Hierarchical pores from microscale to macroscale boost ultrahigh lithium intercalation pseudocapacitance of biomass carbon

Despite graphite has been commercialized in the lithium ion batteries, further exploration of biomass-derived carbon-based anode materials with high specific capacity and rate performance is necessary owning to their natural abundance and low-cost production. Heteroatoms-doped, hierarchical porous, high disordered, and two-end-open carbon nanorods with interconnected networks were fabricated via a green, sustained route using crab shell as both the biological template and activation reagent and honey as biomass carbon precursor.

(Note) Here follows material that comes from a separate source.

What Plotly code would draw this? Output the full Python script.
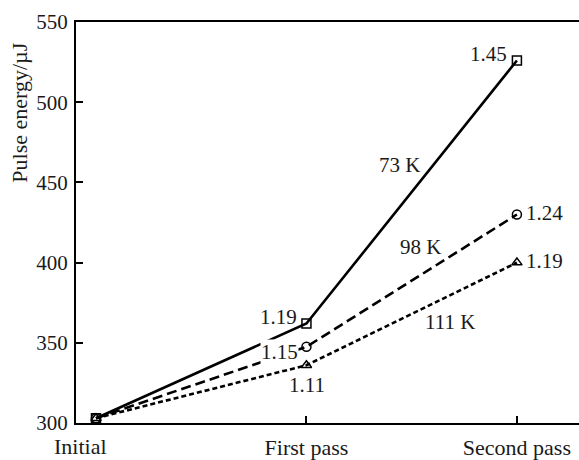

The hierarchical porous structure with heteroatoms-doping leads to a high surface area of 502.5 m² g⁻¹, sufficient defects/active sites, and the convenient access of ions to the electrochemically active surface. This elaborated architecture provides a fast ion/electron transfer pathway, demonstrating high pseudocapacitive charge storage behavior. As a result, the hierarchical porous carbon nanorod electrode delivers outstanding rate performance (374.1 mAh g⁻¹ at 5.0 A g⁻¹) and remarkable cycling stability (623.3 mAh g⁻¹ at 1.0 A g⁻¹ after 500 cycles), which may have the great potential of HPCRs as a sustainable high-rate carbon anode material for LIBs.